Retail sales were up 0.1% in April with widespread strength, as only few retailers saw their sales declining over the month: gas stations (-4.7%), food and beverages (-0.8%) and health and personal care (-0.1%). Sales of everything else were up, from building materials (+1.5) and cars (+1.0%) to clothing (+1.2%).

Excluding volatile items (cars), price-sensitive sectors (gas) and building materials (which are part of residential investment and not private consumption in US national accounts), retail sales were up a very solid 0.5% in April.

In short, the soft patch did not spread beyond March. On a 3-month annualised basis, retail sales were up 4% in April, with the core index up 4.2%. Were core retail sales to grow at a monthly pace of 0.4% in both May and June (the average rate recorded between February and March), the Q2 performance would be in line with the Q1 one.

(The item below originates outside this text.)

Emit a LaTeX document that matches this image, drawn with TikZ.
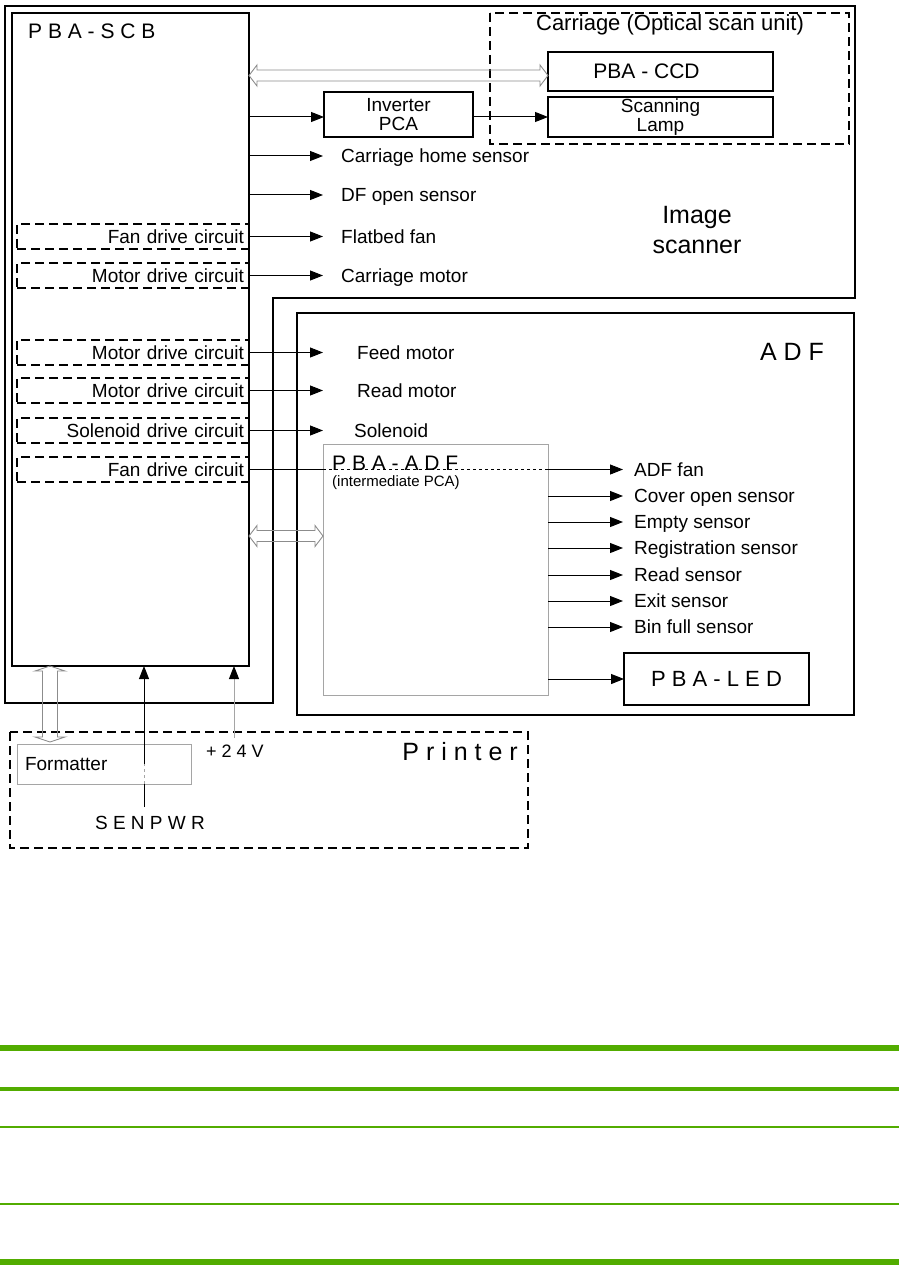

Today’s data are then consistent with a steady GDP growth over the first half of 2013.

Admittedly, today’s report is the very first set of hard data covering April (and thus Q2). Later this week, data for prices and more importantly industrial production in April will be released. On top of that, the New York and Philadelphia Federal Reserve Banks will publish survey results for May.

However, the April labour market report was strong enough to support our optimism, while the recent declining trend in weekly initial claims keeps on illustrating an improvement in labour market conditions.

It may still be too soon to be sure that the US economy did not suffer from a spring swoon this year. It is however more likely with the first April data that the slowdown was very limited in both magnitude and length.